Different views on these concepts have driven not only the separation of the protestant from the Catholic but splits within the protestant movement. This is why we have such a large number of Protestant Denominations. Even today these issues divide local churches when taken to the extreme.
It is not God’s Word that drives these fractions, but man’s interpretation of God’s Word. Theology is the study of God and is critical for gaining an understanding of God and being established with full assurance in our faith, yet our theology clouds our Bible understanding (interpretation).
The Bible says that faith comes by hearing and hearing the Word of God. In other words, the study of God’s Word is critical in the development of our faith. Yet, we need to be on guard about what we read into the Bible and not out of it. In other words, we need to examine our theology (understanding of God and His Word).
In the history of the church, there have been several great theologians that shared with a man their insights into God and His Word. However, we must remember they are just men, and what they say about the Bible is man’s opinion and not always absolutely correct.
For example, shortly after the protestant movement started, we have two men who published thoughts about the Bible taken from two different viewpoints. John Calvin (1509-1564) viewed the Bible with a strong focus on God’s sovereignty and Jacob Hermann (1560-1609), best known by the Latin form of his last name; Arminius viewed the Bible with a strong focus on man’s freedom and accountability.
Each of these views taken to extremes seems to warp the overall Biblical themes of God’s sovereignty and man’s freedom (free will). Two major schools of thought have emerged from the teaching of these two men. One called Arminianism is the belief that men by their own free will could accept or reject salvation.

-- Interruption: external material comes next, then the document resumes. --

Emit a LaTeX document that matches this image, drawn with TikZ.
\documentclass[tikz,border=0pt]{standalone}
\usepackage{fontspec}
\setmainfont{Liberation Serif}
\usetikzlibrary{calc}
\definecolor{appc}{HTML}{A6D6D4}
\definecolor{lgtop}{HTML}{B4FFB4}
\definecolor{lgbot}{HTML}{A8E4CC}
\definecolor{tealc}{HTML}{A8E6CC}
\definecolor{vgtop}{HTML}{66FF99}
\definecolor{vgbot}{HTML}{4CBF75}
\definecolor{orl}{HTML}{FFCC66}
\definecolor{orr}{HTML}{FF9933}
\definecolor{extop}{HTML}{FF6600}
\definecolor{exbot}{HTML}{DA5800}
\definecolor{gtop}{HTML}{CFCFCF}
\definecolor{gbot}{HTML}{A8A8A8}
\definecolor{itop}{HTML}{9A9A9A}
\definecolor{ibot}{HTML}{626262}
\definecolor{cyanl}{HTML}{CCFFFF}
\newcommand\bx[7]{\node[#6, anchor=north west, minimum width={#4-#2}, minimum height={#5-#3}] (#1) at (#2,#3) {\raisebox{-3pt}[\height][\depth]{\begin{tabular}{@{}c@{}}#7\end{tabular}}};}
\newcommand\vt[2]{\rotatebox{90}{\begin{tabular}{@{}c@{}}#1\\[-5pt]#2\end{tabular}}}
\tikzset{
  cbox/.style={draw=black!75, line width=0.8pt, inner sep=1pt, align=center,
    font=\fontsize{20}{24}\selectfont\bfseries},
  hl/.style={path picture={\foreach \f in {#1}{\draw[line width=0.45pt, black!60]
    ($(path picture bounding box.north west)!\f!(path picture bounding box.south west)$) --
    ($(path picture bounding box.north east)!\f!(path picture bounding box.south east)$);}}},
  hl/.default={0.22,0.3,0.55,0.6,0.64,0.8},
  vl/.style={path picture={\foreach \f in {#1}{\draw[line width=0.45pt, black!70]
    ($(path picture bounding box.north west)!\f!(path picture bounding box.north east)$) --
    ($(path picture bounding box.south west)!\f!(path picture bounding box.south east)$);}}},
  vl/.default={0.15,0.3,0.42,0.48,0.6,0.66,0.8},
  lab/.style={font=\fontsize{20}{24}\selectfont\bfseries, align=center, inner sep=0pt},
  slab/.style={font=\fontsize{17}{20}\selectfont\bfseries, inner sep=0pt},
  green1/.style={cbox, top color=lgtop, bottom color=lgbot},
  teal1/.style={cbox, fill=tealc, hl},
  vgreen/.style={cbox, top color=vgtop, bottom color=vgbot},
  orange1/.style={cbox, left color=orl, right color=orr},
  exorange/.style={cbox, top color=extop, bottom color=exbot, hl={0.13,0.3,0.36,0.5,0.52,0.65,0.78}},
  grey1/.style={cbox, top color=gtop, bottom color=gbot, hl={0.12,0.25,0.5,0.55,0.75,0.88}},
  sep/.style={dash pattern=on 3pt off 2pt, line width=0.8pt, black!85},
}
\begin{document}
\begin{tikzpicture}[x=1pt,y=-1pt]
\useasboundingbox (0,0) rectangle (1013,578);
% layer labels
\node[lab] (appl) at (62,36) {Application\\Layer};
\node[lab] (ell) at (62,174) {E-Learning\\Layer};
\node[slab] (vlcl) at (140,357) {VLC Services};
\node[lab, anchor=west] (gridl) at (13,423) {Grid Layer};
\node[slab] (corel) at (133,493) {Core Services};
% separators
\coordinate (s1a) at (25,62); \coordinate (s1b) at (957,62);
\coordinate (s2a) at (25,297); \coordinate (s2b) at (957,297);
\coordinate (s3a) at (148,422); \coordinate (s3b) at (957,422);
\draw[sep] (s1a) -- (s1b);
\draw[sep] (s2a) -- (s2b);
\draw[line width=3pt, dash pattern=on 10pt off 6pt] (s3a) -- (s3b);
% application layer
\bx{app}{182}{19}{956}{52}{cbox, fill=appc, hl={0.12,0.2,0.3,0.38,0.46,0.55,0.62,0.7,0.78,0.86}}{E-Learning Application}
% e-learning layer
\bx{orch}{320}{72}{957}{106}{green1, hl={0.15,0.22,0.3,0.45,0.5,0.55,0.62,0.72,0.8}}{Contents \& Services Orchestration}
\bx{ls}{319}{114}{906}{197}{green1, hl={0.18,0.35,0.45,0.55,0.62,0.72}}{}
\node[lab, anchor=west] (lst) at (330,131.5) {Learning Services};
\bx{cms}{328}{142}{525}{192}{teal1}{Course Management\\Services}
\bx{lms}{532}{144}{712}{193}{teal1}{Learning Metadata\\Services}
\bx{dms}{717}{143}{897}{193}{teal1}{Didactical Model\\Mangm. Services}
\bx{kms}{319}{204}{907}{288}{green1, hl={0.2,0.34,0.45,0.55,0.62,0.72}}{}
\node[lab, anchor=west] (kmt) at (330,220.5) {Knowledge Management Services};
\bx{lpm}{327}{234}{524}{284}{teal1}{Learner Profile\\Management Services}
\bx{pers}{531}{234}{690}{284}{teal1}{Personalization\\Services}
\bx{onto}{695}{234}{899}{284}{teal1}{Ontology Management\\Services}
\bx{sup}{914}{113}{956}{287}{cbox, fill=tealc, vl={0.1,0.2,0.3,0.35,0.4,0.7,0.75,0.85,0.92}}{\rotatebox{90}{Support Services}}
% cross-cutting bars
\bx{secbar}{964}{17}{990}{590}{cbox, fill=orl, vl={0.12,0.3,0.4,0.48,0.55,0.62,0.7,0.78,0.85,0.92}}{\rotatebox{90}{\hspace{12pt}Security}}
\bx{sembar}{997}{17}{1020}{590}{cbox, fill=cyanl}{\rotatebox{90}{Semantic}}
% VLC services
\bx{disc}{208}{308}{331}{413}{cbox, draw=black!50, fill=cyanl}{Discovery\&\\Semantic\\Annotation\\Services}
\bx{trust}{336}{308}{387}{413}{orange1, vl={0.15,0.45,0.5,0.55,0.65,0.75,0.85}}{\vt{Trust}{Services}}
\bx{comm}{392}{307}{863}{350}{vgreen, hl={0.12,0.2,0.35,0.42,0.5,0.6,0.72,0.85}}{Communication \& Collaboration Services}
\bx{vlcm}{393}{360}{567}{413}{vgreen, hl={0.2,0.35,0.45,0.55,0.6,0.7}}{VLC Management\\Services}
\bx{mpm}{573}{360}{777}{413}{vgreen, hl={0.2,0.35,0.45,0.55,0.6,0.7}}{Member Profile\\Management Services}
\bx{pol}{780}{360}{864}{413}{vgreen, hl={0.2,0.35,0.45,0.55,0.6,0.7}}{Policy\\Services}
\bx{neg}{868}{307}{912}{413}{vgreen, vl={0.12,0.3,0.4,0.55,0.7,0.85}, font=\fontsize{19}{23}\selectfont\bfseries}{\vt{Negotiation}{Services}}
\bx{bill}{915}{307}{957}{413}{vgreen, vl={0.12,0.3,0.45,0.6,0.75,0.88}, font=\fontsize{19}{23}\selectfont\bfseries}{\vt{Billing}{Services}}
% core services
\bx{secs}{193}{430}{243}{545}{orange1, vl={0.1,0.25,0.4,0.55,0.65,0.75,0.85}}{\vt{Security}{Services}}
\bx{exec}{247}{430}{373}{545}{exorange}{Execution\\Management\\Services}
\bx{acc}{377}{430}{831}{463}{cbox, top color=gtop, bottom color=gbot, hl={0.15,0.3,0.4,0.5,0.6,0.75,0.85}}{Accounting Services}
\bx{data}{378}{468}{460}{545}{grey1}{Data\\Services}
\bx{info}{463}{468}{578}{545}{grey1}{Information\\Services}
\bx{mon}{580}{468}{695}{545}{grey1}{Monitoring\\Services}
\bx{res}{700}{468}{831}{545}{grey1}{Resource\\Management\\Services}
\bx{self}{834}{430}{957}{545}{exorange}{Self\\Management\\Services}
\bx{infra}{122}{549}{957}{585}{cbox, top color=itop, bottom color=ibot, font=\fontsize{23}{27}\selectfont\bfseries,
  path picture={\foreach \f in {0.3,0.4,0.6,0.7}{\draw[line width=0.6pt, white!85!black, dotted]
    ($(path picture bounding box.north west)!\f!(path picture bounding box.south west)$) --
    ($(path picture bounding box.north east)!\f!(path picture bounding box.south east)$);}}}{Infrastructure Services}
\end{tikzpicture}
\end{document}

The other called Calvinism teaches that God’s choices (foreordains) certain individuals unto salvation before the foundation of the world, and God’s choice rest solely in His own sovereign will and that a person has no freedom in this selection. However, neither of these are questioning God’s sovereignty, but how much authority He has delegated.
In the early days of the Protestant movement, Calvinism was affirmed rather than Arminianism by the Synod of Dort in 1619 as the doctrine of salvation contained in the Holy Scriptures.
However, today the view of John Calvin is in the minority of both the protestant movement and the catholic faith which is now leaning toward Arminianism. These two views are addressed more fully as we proceed with this series of lessons.
As I indicated above neither of these two men questioned God’s sovereignty nor do they not believe in the concept of the elect, being those who God calls His people. Our confusion is in the definitions of words and not the words themselves.
Amid the heated argument of Arminianism versus Calvinism, many neglects the plain statements of the Bible. The underlying concepts of both are taught in the Bible and therefore should co-exist. God is sovereign and nothing is impossible for Him, yet He has delegated certain freedom to Satan, fallen angels, and man and holds them accountable through a covenant relationship that He is faithful to honor for 1000 generations, which have yet to have taken place (20-40 thousand years). Based upon most Biblical scholars that promise in Deut 7:9 was made about 3500 years ago!
The goal of this study is that the understanding of God’s Word is established with full assurance of our faith and by this process, many will be presented completely in Christ. To accomplish this end, our study of the mystery of God is a Christ-centered study using the hermeneutic of the Emmaus Road in Luke where Jesus starts with Moses and the prophets and explains scripture in relationship to Himself.
In this study of God’s Mystery, we will discuss other theological concepts that affect the way one views God and His Word. Our understanding of the Bible is regularly being influenced by theologians; therefore, we must understand the fundamental differences between the theological views of Biblical, Covenant, Dispensational, Liberation, Redemptive, and Systematic Theology. Like Calvinism and Arminianism, these theological concepts are men’s opinions of what God has said in His Word. Therefore, we must verify everything we read and hear with the Word of God. Let us meditate upon the Word of God allowing the Holy Spirit to guide us to the proper understanding.
At all times we should continue to remind ourselves Who God is. We should always remember His divine attributes and character. God’s traits of faithfulness, holiness, righteousness, justice, love, and mercy are unchanging and impartial and neither negate nor overshadow another. When we combine these traits with the divine attributes of His omnipotence, omniscience, omnipresence, impartiality, and unchanging nature, we get a glimpse of God almighty.
These characteristics of God define Who He is and what He expects of man. God’s Covenant revelation of Himself and His requirements of man forms a two-rail system much like a railroad. Just as a railroad must have a specific separation of the two rails, plus a particular design of each rail, so does God’s Covenant.
God’s rail is defined by His Character and Characteristics and man’s rail is defined by God’s Covenant. God is repetitive in trying to show this relationship when the people of Israel leave Egypt God tells them that this exodus experience will show them that “He is God” (His rail) and that the Israelites must “prove they can keep His Commandments” (man’s rail). When we move or delete our rail, the train (our lives) crashes!
Joshua 1:7 Only be thou strong and very courageous, that thou mayest observe to do according to all the law, which Moses my servant commanded thee: turn not from it to the right hand or the left, that thou mayest prosper whithersoever thou goest.
Man is always trying to move his rail by our interpretation and application of Scripture. The world is crashing around us, and we keep trying to solve our problems instead of acknowledging God and His desires for us!
Therefore, as we wrestle with our understanding of His written Word let us never forget His Word will not contradict His Character. Let us use our knowledge of God to direct our understanding and behavior.